Page MenuHomeMiraheze

provide db list with wiki names and custom domain names
Closed, ResolvedPublic

Description

so you are providing https://meta.miraheze.org/dblist/all.dblist
which is cool. and from there i have imported miraheze wikis in the past
but what that does not give me is the custom domain names for wikis with custom domains.

And since we know that API URLs dont work on the foo,miraheze.org URLs for those (https://phabricator.wikimedia.org/T146712)
i would need to add special code to solve that ticket and in addition i would have to manually enter all the custom domain names
and keep them maintained. I can do that once but i already know it will be outdated again quickly.

So to really solve that i would need a list i can download like the above but with a format like:

allthetropes|allthetropes.org
meta
fnord
..

where "meta" and "fnord" would be "regular" wikis and the one with a custom domain lists the domain name in addition

That way it would be possible for me to parse that and keep importing wikis and make that automatic.

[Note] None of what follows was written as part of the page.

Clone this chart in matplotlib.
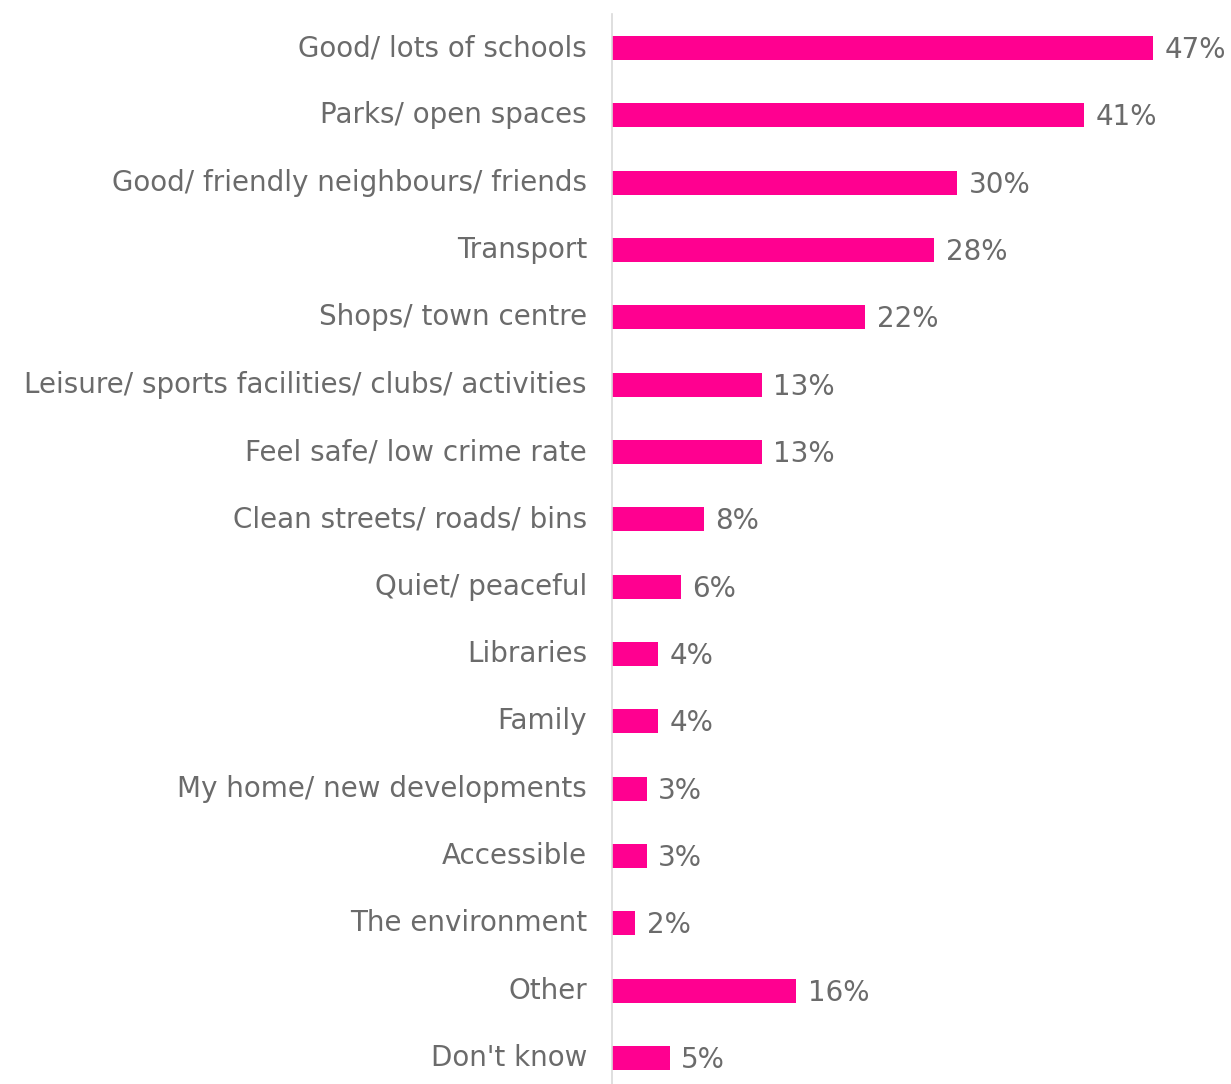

What i also don't have is a list of _deleted_ wikis, we did that manually in the same ticket linked above. So either there would be a list of deleted wikis or the solution would be to always wipe the full table and then import the wikis from scratch and update them all.

Event Timeline

John added a subscriber: John.

Done some standardisation work for this. Custom domains will be handled via a puppet template and all wikis will be grafted through a cron. (duration to be decided still.)

Thanks, that looks just like what i wanted. Now i can get into automating this on wikistats side.

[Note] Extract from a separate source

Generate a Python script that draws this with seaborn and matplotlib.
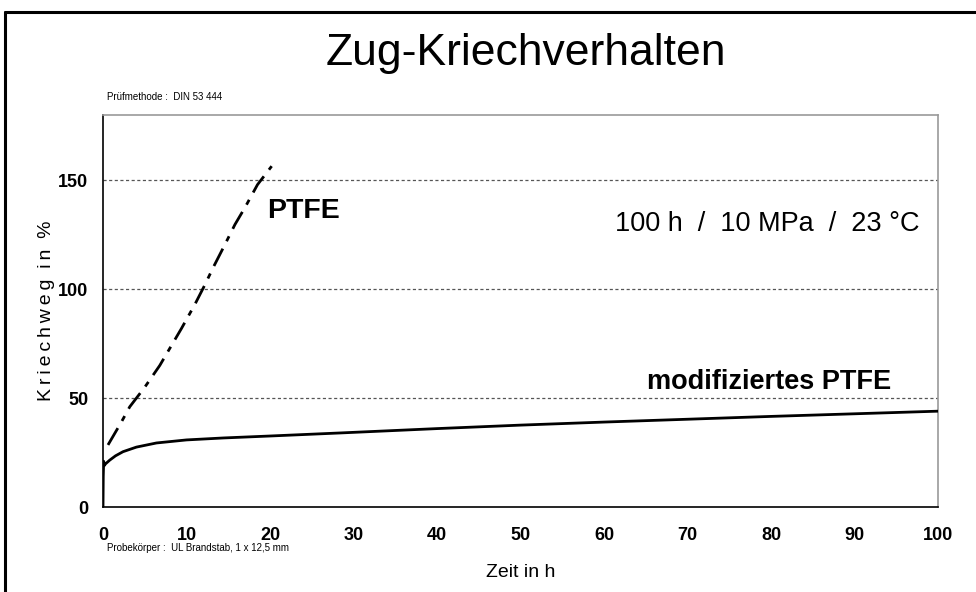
import matplotlib
matplotlib.use("Agg")
import matplotlib.pyplot as plt
import seaborn as sns
from matplotlib.lines import Line2D

# data
ptfe_t = [0.6, 2.2, 3.2, 5.0, 6.8, 9.4, 11.0, 12.2, 13.2, 14.6, 15.8, 17.0, 18.5, 20.2]
ptfe_y = [28.5, 39, 46, 55, 65, 82, 93, 102, 110, 120.5, 129.7, 137.5, 148, 156.5]

mod_t = [0, 0.03, 0.08, 0.15, 0.3, 0.8, 1.5, 2.4, 4, 6.4, 10, 14.4, 20, 28.4,
         40, 50, 60, 70, 80, 90, 100]
mod_y = [0, 14, 21, 19, 19.8, 21.5, 23.5, 25.4, 27.5, 29.4, 30.8, 31.7, 32.6, 34,
         36, 37.6, 39, 40.3, 41.6, 42.8, 44]

x_ticks = [0, 10, 20, 30, 40, 50, 60, 70, 80, 90, 100]
y_ticks = [0, 50, 100, 150]

sns.set_style("white")
plt.rcParams['font.family'] = ['Liberation Sans', 'DejaVu Sans']
plt.rcParams['text.color'] = 'black'
plt.rcParams['axes.labelcolor'] = 'black'
plt.rcParams['xtick.color'] = 'black'
plt.rcParams['ytick.color'] = 'black'

fig = plt.figure(figsize=(9.76, 5.92), dpi=100)
ax = fig.add_axes([103 / 976, 1 - 507 / 592, (938 - 103) / 976, (507 - 115) / 592])

# grid lines
for v in y_ticks[1:]:
    ax.axhline(v, color='#555555', lw=0.9, dashes=(2.5, 2), zorder=1)

sns.lineplot(x=ptfe_t, y=ptfe_y, ax=ax, color='black', lw=2.0,
             linestyle=(0, (7, 3, 2, 3)), zorder=3)
sns.lineplot(x=mod_t, y=mod_y, ax=ax, color='black', lw=2.0, zorder=3)

ax.set_xlim(0, 100)
ax.set_ylim(0, 180)
ax.set_xticks(x_ticks)
ax.set_yticks(y_ticks)
ax.tick_params(direction='inout', length=9, width=1, color='black',
               labelsize=13)
ax.tick_params(axis='x', pad=10)
ax.tick_params(axis='y', pad=6)
for lab in ax.get_xticklabels() + ax.get_yticklabels():
    lab.set_fontweight('bold')

for side in ['left', 'bottom']:
    ax.spines[side].set_color('black')
    ax.spines[side].set_linewidth(1.2)
for side in ['top', 'right']:
    ax.spines[side].set_visible(True)
    ax.spines[side].set_color('#999999')
    ax.spines[side].set_linewidth(1.2)

ts = '\u2009'
ax.set_xlabel('Zeit in h', fontsize=14, labelpad=14)
ax.set_ylabel(ts.join('Kriechweg') + '  ' + ts.join('in') + '  %',
              fontsize=14, labelpad=2)

# annotations
ax.text(19.6, 136, 'PTFE', fontsize=20.5, fontweight='bold',
        va='center', ha='left')
ax.text(97.8, 130, '100 h  /  10 MPa  /  23 °C', fontsize=19.5,
        va='center', ha='right')
ax.text(94.4, 57.5, 'modifiziertes PTFE', fontsize=19.5, fontweight='bold',
        va='center', ha='right')

fig.text(526 / 976, 1 - 65 / 592, 'Zug-Kriechverhalten', fontsize=32,
         ha='center', va='baseline')
fig.text(107 / 976, 1 - 97 / 592, 'Prüfmethode :  DIN 53 444', fontsize=7,
         ha='left', va='center')
fig.text(107 / 976, 1 - 548 / 592, 'Probekörper :  UL Brandstab, 1 x 12,5 mm',
         fontsize=7, ha='left', va='center')

# frame around the chart (top and left edges visible)
fig.add_artist(Line2D([5 / 976, 1], [1 - 11.5 / 592, 1 - 11.5 / 592],
                      color='black', lw=2.2, transform=fig.transFigure))
fig.add_artist(Line2D([5 / 976, 5 / 976], [0, 1 - 11.5 / 592],
                      color='black', lw=2.2, transform=fig.transFigure))

fig.savefig('out.png', dpi=100)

I'll need one more change please. The lists contain also the private wikis that are not accesible. Is it possible to filter them out and just show the public ones? It's the case for both lists but it matters more for the custom.txt.

example what i get when trying to talk to API of a private one:

    [code] => readapidenied
    [info] => You need read permission to use this module
    [*] => See https://wikicanada.miraheze.org/w/api.php for API usage
)

or, alternatively, you could say "all wikis should allow read permission to use statistics module" and let me get the numbers of users/admins/pages/etc. for all wikis even if the content itself is private. if that is possible i would just add all of the wikis to my stats, public or private content i would ignore.

dunno, what do you think?

There are a few different approaches possible here:

  1. we try and distinguish private and public wikis (currently there's real way of doing this unless we diff the custom domains against our list of private wikis)
  2. we investigate if Mediawiki has a built in way of allowing certain API modules to be "white listed" like we have a way to whitelist pages like Special:Login, CreateAccount, Main Page etc.
  3. we do a old hack we did with Parsoid where we allow a single static private IP to have the "read" permission globally.
  4. some bot or OAuth Magic where a single account "wikistats" can have the read permission globally.

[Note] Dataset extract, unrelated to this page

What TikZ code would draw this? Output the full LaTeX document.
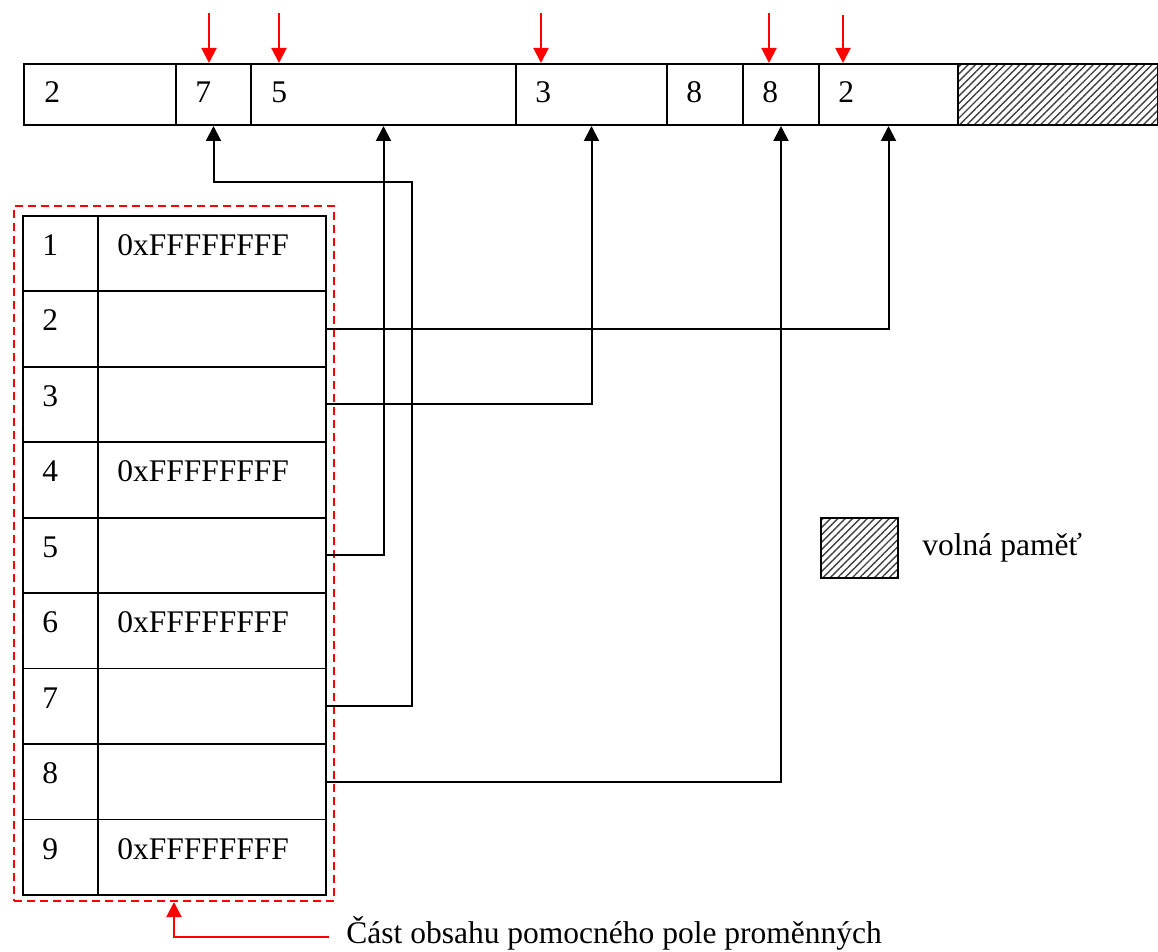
\documentclass[tikz,border=0pt]{standalone}
\usepackage{fontspec}
\setmainfont{Liberation Serif}
\usetikzlibrary{arrows.meta,patterns.meta,calc}
\begin{document}
\begin{tikzpicture}[x=0.5pt,y=-0.5pt,
  font=\fontsize{15.75}{18}\selectfont,
  cellbox/.style={draw,line width=1pt,inner sep=0pt,anchor=north west},
  txt/.style={anchor=base west,inner sep=0pt},
  conn/.style={draw,line width=1pt,-{Triangle[length=7.5pt,width=7.5pt]}},
  redarr/.style={draw=red,line width=1pt,-{Triangle[length=7.5pt,width=7.5pt]}},
  hatch/.style={pattern={Lines[angle=45,distance=2.6pt,line width=0.7pt]},pattern color=black!75}]
\useasboundingbox (0,0) rectangle (1158,952);

% top memory bar
\node[cellbox,minimum width=76pt,minimum height=30.5pt] (c1) at (23,63) {};
\node[cellbox,minimum width=37.5pt,minimum height=30.5pt] (c2) at (175,63) {};
\node[cellbox,minimum width=132.5pt,minimum height=30.5pt] (c3) at (250,63) {};
\node[cellbox,minimum width=75.5pt,minimum height=30.5pt] (c4) at (515,63) {};
\node[cellbox,minimum width=38pt,minimum height=30.5pt] (c5) at (666,63) {};
\node[cellbox,minimum width=38pt,minimum height=30.5pt] (c6) at (742,63) {};
\node[cellbox,minimum width=69.5pt,minimum height=30.5pt] (c7) at (818,63) {};
\node[cellbox,hatch,minimum width=100pt,minimum height=30.5pt] (cfree) at (957,63) {};

\node[txt] (t1) at (44,103) {2};
\node[txt] (t2) at (195,103) {7};
\node[txt] (t3) at (271,103) {5};
\node[txt] (t4) at (535,103) {3};
\node[txt] (t5) at (686,103) {8};
\node[txt] (t6) at (762,103) {8};
\node[txt] (t7) at (838,103) {2};

% red pointers
\coordinate (r1) at (209,13);
\coordinate (r2) at (279,13);
\coordinate (r3) at (541,13);
\coordinate (r4) at (769,13);
\coordinate (r5) at (843,15);
\draw[redarr] (r1) -- (r1 |- c2.north);
\draw[redarr] (r2) -- (r2 |- c3.north);
\draw[redarr] (r3) -- (r3 |- c4.north);
\draw[redarr] (r4) -- (r4 |- c6.north);
\draw[redarr] (r5) -- (r5 |- c7.north);

% table
\foreach \i in {1,...,9}{
  \pgfmathsetmacro\yy{215+(\i-1)*75.44}
  \node[cellbox,line width=0.9pt,minimum width=37.5pt,minimum height=37.72pt] (n\i) at (22,\yy) {};
  \node[cellbox,line width=0.9pt,minimum width=114pt,minimum height=37.72pt] (v\i) at (97,\yy) {};
  \node[txt] (k\i) at (42,\yy+40.5) {\i};
}
\foreach \i in {1,4,6,9}{
  \pgfmathsetmacro\yy{215+(\i-1)*75.44}
  \node[txt] (f\i) at (117,\yy+40.5) {0xFFFFFFFF};
}

% dashed frame
\node[draw=red,line width=1pt,dash pattern=on 4pt off 2.5pt,inner sep=0pt,anchor=north west,
  minimum width=160pt,minimum height=347.5pt] (dbox) at (13,205) {};

% connectors
\coordinate (k7) at (412,182);
\draw[conn] (v2.east) -| (c7.south);
\draw[conn] (v3.east) -| (c4.south);
\draw[conn] (v5.east) -| (c3.south);
\draw[conn] (v7.east) -| (k7) -| (c2.south);
\draw[conn] (v8.east) -| (c6.south);

% legend
\node[cellbox,hatch,minimum width=38.5pt,minimum height=30pt] (leg) at (820,517) {};
\node[txt] (legt) at (922,555) {volná paměť};

% caption
\coordinate (b1) at (329,937);
\draw[redarr] (b1) -| (dbox.south);
\node[txt] (cap) at (346,943) {Část obsahu pomocného pole proměnných};
\end{tikzpicture}
\end{document}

If possible, 2 would be the best solution for all.
1 would suit you more than us and 4 would suit us more than you.
3 would also suit you but there's a risk of the IP being re-allocated, shared or so on. I imagine wikistats doesn't have its own floating public IP so this would definitely be the case of proxying and sharing correct?

After looking into it more - I've changed it to exclude all wikis listed as private.

Hopefully this should be correct when the next run occurs at midnight.